DATA EXCERPT:
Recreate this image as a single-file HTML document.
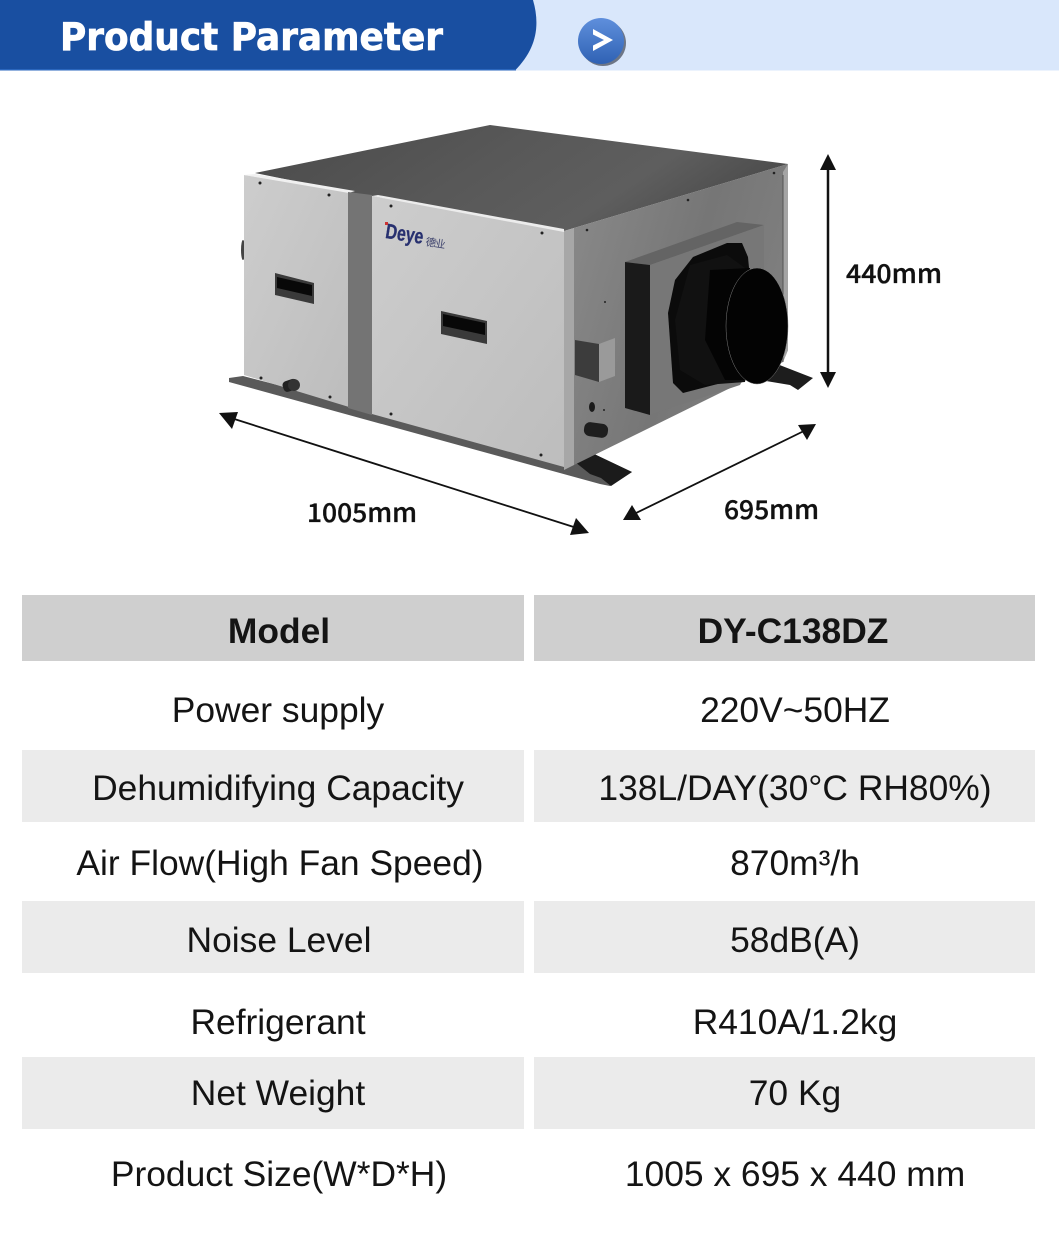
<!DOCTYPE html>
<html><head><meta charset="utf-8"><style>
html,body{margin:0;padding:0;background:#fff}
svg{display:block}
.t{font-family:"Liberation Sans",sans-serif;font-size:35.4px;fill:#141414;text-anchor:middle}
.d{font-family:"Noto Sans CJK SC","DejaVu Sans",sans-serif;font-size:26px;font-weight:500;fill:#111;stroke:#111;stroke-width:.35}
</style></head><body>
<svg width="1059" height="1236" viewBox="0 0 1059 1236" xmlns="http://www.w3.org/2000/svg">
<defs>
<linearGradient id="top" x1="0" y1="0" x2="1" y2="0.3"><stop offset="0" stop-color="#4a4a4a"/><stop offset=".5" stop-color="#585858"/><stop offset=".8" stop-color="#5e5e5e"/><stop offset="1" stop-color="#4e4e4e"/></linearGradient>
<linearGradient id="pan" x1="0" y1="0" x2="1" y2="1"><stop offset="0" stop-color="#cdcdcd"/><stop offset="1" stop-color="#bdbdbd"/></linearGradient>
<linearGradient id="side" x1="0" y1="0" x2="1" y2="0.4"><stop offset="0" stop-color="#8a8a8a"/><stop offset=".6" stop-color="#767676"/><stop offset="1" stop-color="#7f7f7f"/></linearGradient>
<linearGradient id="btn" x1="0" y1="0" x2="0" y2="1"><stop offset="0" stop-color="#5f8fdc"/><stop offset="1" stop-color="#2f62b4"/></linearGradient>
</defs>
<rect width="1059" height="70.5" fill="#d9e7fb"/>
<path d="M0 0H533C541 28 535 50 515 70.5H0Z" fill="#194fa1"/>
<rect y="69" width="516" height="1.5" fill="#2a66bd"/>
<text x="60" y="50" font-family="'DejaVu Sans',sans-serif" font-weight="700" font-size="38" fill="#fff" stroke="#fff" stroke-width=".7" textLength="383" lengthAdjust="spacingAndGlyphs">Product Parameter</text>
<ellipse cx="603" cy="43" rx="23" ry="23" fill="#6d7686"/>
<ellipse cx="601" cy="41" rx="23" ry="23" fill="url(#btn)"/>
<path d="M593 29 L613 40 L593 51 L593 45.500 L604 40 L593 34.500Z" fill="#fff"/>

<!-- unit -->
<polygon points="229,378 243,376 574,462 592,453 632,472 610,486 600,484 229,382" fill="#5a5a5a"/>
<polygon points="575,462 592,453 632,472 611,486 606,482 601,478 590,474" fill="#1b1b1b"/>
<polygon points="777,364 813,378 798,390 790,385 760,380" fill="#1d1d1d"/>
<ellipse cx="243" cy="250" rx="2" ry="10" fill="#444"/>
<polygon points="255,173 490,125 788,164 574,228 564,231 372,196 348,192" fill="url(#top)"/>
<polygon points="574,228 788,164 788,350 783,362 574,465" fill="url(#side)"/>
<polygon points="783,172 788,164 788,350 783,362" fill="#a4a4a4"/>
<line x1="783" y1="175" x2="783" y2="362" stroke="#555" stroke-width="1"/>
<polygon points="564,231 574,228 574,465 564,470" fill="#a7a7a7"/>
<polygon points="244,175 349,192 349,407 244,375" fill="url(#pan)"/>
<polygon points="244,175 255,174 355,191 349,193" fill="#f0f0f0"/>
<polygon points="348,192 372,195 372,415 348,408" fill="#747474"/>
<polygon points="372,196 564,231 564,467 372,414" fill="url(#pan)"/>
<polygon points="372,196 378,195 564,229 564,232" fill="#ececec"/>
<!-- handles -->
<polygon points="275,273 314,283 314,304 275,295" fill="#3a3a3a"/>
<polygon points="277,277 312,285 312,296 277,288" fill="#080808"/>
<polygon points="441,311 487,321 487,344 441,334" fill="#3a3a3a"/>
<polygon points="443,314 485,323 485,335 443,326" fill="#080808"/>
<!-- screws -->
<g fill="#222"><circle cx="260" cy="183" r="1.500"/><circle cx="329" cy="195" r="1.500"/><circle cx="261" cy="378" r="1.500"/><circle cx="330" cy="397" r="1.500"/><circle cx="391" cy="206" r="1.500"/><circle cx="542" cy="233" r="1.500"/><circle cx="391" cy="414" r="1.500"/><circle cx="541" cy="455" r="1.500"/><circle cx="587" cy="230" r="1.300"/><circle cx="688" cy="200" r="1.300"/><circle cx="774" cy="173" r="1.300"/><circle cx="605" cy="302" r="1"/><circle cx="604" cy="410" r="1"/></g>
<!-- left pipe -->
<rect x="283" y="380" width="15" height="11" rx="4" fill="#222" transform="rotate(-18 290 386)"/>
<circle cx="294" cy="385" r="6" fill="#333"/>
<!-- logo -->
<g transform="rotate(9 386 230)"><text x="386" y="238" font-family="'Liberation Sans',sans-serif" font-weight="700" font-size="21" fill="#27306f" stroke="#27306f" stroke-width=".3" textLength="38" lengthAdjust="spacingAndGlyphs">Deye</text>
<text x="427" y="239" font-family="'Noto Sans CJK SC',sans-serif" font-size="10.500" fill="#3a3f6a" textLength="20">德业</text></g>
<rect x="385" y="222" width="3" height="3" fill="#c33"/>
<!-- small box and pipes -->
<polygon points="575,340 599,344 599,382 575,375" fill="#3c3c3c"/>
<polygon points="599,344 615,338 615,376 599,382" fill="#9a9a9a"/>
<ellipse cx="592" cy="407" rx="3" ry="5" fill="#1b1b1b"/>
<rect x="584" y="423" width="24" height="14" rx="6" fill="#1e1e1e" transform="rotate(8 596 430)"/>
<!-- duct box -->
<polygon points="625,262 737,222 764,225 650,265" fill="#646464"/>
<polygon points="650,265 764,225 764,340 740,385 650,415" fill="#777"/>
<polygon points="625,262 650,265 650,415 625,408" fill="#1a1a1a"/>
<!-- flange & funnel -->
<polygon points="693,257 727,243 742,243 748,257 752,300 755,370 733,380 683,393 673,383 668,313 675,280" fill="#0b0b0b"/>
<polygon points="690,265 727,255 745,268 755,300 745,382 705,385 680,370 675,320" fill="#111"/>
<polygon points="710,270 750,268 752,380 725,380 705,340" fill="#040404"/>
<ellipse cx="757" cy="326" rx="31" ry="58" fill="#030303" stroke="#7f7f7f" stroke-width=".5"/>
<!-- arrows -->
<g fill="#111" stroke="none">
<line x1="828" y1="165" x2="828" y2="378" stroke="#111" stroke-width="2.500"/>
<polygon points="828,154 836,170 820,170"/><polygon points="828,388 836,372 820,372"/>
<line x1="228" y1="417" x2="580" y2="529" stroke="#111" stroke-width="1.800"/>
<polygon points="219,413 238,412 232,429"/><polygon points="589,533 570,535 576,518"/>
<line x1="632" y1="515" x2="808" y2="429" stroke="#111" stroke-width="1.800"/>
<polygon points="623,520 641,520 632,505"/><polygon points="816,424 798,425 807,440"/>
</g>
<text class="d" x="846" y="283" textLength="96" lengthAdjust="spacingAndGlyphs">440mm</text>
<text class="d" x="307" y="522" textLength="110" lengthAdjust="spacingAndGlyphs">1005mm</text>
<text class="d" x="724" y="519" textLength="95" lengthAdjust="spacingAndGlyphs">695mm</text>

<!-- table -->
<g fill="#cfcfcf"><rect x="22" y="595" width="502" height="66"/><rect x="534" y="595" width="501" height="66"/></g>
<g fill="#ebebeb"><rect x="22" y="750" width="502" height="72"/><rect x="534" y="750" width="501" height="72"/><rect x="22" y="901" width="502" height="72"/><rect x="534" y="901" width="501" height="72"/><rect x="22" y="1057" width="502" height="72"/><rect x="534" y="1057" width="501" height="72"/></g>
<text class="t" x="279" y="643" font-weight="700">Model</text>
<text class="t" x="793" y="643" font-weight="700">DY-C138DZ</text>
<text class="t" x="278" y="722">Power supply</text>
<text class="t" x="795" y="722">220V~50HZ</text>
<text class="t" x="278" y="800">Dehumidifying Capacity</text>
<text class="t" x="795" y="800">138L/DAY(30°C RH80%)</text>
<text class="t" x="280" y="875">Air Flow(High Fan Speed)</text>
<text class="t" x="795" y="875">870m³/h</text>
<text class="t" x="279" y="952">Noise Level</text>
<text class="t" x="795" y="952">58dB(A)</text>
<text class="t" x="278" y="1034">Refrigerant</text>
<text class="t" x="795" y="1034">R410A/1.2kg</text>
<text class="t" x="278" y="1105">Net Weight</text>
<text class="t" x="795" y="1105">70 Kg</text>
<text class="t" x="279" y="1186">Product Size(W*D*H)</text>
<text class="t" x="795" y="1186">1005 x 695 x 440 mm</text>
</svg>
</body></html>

DESCRIPTION OF THE TASK: The lines from the start of the data through the line that contains "L613 40 L593" are to be returned exactly, please, with both ends included and every picture left out.

FINISHED TASK:
Recreate this image as a single-file HTML document.
<!DOCTYPE html>
<html><head><meta charset="utf-8"><style>
html,body{margin:0;padding:0;background:#fff}
svg{display:block}
.t{font-family:"Liberation Sans",sans-serif;font-size:35.4px;fill:#141414;text-anchor:middle}
.d{font-family:"Noto Sans CJK SC","DejaVu Sans",sans-serif;font-size:26px;font-weight:500;fill:#111;stroke:#111;stroke-width:.35}
</style></head><body>
<svg width="1059" height="1236" viewBox="0 0 1059 1236" xmlns="http://www.w3.org/2000/svg">
<defs>
<linearGradient id="top" x1="0" y1="0" x2="1" y2="0.3"><stop offset="0" stop-color="#4a4a4a"/><stop offset=".5" stop-color="#585858"/><stop offset=".8" stop-color="#5e5e5e"/><stop offset="1" stop-color="#4e4e4e"/></linearGradient>
<linearGradient id="pan" x1="0" y1="0" x2="1" y2="1"><stop offset="0" stop-color="#cdcdcd"/><stop offset="1" stop-color="#bdbdbd"/></linearGradient>
<linearGradient id="side" x1="0" y1="0" x2="1" y2="0.4"><stop offset="0" stop-color="#8a8a8a"/><stop offset=".6" stop-color="#767676"/><stop offset="1" stop-color="#7f7f7f"/></linearGradient>
<linearGradient id="btn" x1="0" y1="0" x2="0" y2="1"><stop offset="0" stop-color="#5f8fdc"/><stop offset="1" stop-color="#2f62b4"/></linearGradient>
</defs>
<rect width="1059" height="70.5" fill="#d9e7fb"/>
<path d="M0 0H533C541 28 535 50 515 70.5H0Z" fill="#194fa1"/>
<rect y="69" width="516" height="1.5" fill="#2a66bd"/>
<text x="60" y="50" font-family="'DejaVu Sans',sans-serif" font-weight="700" font-size="38" fill="#fff" stroke="#fff" stroke-width=".7" textLength="383" lengthAdjust="spacingAndGlyphs">Product Parameter</text>
<ellipse cx="603" cy="43" rx="23" ry="23" fill="#6d7686"/>
<ellipse cx="601" cy="41" rx="23" ry="23" fill="url(#btn)"/>
<path d="M593 29 L613 40 L593 51 L593 45.500 L604 40 L593 34.500Z" fill="#fff"/>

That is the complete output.